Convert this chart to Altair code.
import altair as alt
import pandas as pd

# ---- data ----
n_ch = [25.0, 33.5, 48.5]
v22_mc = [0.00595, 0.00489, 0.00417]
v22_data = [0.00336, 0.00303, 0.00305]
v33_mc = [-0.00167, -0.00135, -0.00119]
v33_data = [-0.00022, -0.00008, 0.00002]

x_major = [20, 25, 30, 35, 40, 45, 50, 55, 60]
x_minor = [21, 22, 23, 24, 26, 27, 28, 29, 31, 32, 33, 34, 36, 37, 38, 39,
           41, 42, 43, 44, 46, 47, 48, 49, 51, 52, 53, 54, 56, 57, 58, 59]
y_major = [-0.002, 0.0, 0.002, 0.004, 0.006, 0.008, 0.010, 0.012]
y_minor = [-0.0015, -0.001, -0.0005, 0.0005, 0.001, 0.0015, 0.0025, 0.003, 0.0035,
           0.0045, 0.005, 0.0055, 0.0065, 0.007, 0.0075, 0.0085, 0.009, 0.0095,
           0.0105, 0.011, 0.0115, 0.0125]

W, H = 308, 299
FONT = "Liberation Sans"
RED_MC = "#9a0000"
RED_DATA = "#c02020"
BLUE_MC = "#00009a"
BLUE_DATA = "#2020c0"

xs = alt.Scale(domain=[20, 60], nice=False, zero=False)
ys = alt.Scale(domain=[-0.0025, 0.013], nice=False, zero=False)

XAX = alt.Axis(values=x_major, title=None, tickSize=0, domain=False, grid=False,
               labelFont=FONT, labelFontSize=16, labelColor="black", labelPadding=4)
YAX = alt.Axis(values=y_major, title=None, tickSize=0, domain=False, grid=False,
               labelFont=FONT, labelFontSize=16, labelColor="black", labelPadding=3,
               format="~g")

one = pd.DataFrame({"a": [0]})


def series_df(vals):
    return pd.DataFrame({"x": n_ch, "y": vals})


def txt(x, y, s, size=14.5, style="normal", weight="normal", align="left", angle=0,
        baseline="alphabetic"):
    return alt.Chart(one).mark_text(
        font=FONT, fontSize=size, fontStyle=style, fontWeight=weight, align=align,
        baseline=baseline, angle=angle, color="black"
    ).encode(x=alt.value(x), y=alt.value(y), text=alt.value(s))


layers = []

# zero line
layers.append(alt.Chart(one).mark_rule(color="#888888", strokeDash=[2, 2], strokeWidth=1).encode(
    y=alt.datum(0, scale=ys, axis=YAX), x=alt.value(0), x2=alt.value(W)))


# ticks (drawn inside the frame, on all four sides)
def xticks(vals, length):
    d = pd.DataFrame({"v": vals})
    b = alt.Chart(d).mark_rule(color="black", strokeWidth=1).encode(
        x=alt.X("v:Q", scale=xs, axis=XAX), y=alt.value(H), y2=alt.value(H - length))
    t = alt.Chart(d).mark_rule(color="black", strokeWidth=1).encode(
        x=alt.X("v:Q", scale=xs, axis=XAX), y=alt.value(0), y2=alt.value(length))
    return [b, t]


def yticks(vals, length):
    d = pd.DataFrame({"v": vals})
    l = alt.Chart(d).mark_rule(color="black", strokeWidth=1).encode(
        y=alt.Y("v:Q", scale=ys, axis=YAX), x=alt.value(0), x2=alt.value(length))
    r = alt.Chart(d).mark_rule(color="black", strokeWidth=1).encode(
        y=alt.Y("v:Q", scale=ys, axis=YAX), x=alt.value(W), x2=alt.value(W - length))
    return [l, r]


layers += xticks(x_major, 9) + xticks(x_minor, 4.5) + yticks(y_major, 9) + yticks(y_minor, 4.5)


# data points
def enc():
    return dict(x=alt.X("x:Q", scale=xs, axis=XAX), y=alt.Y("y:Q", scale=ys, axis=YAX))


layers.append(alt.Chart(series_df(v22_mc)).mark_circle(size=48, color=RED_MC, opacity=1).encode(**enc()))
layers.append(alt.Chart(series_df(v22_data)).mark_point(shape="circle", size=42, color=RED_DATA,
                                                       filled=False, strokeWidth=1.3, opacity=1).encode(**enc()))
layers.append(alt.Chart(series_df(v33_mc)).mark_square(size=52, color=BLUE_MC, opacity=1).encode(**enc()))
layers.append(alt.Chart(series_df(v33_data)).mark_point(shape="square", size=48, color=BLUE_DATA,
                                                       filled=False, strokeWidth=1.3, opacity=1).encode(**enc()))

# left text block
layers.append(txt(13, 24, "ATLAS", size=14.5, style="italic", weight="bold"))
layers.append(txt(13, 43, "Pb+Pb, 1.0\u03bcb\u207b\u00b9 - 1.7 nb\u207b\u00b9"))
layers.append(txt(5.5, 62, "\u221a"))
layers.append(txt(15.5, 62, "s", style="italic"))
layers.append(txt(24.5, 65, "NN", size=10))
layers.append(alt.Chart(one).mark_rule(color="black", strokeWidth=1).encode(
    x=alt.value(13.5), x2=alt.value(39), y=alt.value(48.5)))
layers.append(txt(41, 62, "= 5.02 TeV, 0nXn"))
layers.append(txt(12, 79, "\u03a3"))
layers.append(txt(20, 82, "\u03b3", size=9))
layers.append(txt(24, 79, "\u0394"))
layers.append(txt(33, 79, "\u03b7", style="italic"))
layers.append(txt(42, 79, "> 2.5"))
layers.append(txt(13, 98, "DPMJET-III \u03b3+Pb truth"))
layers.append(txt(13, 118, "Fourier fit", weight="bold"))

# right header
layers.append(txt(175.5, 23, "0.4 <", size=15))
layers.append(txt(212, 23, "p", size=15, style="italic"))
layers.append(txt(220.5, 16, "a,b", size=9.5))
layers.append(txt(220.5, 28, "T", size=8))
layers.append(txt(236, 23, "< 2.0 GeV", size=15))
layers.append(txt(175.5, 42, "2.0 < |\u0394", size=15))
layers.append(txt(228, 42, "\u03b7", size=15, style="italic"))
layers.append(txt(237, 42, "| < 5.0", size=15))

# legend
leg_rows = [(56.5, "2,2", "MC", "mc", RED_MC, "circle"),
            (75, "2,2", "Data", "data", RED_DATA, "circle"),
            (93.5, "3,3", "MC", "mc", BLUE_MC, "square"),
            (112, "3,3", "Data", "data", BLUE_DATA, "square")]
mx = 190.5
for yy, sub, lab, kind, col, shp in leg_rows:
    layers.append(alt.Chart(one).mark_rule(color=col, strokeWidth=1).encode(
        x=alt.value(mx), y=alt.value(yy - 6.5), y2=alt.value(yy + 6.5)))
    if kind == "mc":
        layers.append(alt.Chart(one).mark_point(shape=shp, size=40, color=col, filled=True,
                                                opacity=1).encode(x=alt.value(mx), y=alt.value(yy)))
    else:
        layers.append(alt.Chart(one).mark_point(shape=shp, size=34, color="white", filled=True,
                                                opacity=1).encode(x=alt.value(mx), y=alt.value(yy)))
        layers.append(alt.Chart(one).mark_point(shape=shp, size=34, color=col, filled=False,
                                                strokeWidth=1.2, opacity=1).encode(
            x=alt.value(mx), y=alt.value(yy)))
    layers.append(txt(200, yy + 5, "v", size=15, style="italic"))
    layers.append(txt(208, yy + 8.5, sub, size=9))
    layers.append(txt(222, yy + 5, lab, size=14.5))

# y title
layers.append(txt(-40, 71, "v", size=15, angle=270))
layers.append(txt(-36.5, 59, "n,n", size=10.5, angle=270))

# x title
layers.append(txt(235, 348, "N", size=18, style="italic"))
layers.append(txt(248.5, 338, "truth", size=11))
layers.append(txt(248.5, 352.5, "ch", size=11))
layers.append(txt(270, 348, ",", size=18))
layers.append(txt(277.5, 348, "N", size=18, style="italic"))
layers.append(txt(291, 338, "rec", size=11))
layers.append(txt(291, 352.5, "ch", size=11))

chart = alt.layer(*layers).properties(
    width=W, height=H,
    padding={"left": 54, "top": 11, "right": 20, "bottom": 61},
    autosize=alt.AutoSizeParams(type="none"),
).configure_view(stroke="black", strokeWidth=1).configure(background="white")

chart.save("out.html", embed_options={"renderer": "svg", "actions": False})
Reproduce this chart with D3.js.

****************************************

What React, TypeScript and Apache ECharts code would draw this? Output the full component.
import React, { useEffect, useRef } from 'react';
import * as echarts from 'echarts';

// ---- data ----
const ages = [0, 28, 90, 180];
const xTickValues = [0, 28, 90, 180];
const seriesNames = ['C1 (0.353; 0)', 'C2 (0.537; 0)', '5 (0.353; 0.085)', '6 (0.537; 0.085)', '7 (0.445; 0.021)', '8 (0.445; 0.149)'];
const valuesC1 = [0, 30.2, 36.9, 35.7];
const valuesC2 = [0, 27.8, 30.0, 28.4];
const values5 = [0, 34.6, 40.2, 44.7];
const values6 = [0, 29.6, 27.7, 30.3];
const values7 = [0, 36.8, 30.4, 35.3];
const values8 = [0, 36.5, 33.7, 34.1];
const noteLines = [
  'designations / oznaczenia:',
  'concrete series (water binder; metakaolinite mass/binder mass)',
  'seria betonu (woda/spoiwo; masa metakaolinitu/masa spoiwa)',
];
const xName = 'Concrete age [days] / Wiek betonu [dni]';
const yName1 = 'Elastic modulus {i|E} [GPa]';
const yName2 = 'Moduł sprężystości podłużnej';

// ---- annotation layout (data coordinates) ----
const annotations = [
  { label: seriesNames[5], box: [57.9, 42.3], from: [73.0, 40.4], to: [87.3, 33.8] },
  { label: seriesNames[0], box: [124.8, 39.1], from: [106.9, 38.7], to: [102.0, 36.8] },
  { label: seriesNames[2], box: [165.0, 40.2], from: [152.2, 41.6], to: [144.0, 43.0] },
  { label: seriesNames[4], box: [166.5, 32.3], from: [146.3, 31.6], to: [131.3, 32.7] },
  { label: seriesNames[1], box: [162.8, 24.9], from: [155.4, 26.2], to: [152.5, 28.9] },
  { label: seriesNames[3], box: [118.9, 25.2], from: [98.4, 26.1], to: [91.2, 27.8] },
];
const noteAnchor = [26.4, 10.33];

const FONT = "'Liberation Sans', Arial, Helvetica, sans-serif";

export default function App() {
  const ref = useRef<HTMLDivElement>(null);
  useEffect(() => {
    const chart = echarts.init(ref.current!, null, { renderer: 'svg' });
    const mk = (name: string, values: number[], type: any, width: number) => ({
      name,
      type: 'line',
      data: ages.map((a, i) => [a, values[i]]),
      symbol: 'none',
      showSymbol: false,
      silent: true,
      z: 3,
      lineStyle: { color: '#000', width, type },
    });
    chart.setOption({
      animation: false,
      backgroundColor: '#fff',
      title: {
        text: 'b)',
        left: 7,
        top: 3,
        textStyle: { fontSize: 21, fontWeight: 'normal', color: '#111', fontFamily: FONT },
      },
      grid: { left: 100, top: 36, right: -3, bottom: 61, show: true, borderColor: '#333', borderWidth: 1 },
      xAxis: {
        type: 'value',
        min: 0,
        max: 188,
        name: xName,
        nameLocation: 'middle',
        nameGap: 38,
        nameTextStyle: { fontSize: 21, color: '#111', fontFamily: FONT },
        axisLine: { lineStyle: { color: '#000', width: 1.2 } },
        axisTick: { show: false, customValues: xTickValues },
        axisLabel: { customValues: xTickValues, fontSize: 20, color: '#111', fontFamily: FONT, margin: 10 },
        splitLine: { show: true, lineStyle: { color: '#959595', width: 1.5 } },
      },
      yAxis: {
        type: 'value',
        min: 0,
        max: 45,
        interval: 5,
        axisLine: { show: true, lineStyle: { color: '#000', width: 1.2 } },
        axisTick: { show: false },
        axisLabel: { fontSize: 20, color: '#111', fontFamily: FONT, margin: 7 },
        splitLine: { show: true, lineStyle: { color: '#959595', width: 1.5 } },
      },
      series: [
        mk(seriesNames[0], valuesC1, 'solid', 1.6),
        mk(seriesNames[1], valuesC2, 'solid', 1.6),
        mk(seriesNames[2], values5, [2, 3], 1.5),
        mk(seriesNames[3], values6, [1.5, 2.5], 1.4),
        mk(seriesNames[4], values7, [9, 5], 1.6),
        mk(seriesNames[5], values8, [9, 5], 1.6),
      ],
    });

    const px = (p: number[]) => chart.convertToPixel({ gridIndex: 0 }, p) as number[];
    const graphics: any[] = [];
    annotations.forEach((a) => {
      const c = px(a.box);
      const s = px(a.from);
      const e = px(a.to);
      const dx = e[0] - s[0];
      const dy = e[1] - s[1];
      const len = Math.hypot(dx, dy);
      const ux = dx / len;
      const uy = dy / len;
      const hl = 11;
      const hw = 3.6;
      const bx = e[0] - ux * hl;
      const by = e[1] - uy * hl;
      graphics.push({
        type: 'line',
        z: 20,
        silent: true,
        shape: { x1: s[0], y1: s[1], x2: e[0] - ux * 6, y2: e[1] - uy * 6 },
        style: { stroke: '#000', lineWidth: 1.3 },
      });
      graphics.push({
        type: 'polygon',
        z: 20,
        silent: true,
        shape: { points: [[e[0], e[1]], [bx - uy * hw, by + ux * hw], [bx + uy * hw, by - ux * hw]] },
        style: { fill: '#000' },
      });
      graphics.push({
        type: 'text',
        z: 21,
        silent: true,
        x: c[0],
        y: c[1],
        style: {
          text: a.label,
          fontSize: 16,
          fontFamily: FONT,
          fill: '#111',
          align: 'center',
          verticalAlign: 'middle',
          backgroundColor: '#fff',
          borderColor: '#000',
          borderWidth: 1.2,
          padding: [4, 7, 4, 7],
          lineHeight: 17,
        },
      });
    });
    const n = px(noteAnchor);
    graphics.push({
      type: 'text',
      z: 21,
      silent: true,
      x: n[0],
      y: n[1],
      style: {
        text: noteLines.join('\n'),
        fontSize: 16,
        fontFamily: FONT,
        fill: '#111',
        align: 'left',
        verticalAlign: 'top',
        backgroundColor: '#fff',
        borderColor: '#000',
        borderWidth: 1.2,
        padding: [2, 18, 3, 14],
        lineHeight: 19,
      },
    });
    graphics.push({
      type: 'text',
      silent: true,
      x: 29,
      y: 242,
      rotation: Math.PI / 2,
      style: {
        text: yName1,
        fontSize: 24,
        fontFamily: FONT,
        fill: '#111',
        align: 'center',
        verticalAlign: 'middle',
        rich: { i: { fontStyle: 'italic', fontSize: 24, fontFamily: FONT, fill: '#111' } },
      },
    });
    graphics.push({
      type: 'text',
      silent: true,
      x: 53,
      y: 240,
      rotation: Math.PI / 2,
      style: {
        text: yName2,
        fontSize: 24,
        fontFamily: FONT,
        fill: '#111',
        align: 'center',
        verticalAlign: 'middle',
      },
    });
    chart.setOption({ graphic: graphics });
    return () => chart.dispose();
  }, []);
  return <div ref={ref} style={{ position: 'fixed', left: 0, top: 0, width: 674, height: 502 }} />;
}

****************************************

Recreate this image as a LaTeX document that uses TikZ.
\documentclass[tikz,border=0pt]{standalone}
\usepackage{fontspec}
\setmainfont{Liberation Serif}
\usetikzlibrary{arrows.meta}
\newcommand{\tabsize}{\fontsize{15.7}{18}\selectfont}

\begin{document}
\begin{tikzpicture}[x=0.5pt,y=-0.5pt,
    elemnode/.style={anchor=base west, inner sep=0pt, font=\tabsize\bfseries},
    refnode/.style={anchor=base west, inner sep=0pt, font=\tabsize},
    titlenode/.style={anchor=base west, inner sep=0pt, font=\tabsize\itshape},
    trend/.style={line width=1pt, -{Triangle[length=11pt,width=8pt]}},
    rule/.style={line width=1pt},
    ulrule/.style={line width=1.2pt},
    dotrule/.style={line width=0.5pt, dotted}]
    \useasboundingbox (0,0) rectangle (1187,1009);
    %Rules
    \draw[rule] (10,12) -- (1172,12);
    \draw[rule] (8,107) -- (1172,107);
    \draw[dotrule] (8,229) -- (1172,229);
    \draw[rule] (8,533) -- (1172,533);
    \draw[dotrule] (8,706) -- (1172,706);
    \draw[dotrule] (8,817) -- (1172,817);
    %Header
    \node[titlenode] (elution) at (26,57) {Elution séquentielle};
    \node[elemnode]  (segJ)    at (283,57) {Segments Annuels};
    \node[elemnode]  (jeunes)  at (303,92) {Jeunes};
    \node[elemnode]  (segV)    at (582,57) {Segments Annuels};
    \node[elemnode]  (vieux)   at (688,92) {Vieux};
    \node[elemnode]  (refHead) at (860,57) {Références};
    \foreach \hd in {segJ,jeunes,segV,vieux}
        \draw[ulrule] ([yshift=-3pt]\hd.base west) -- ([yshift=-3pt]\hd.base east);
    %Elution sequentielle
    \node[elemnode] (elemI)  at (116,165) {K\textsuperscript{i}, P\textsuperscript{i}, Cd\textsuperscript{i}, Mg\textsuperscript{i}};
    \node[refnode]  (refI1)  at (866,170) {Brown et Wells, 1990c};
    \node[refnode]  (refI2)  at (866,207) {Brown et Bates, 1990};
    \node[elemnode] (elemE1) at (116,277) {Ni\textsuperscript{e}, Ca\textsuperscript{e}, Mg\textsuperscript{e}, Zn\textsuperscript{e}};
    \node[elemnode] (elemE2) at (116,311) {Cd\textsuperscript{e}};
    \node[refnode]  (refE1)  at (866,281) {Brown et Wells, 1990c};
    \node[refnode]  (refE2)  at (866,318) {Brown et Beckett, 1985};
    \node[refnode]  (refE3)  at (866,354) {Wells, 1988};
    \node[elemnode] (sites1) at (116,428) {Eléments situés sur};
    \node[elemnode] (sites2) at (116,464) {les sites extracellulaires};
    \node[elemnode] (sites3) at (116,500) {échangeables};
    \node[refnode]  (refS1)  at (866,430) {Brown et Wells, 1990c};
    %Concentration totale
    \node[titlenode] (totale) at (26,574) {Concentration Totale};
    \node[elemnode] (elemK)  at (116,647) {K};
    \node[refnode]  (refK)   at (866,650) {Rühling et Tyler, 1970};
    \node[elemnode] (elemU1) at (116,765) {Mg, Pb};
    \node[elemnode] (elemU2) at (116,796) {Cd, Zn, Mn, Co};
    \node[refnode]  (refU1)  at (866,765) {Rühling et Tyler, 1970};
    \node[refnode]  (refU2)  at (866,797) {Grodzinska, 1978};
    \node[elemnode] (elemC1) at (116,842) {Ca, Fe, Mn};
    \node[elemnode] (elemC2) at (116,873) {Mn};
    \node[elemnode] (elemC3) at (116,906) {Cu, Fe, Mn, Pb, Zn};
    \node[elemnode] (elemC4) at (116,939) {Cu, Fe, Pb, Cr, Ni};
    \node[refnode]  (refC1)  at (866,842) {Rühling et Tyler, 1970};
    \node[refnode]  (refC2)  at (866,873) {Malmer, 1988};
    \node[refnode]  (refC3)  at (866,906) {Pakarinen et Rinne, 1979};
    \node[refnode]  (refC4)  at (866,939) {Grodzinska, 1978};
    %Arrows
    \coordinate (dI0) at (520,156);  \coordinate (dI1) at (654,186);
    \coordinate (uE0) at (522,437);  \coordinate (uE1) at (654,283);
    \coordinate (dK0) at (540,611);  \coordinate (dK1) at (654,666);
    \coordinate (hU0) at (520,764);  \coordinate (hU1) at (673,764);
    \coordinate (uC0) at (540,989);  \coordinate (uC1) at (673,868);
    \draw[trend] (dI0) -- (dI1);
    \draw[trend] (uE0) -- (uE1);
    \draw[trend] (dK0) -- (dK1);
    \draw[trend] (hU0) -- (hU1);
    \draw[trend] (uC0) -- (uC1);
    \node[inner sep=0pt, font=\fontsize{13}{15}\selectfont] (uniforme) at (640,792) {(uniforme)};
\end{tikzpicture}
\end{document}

****************************************

Task to carry out: Exactly the lines from the line containing "What React, TypeScript" to the line containing "import * as echarts from 'echarts';", both included, are to be set down; no other line belongs in the answer.

Output of the task:
What React, TypeScript and Apache ECharts code would draw this? Output the full component.
import React, { useEffect, useRef } from 'react';
import * as echarts from 'echarts';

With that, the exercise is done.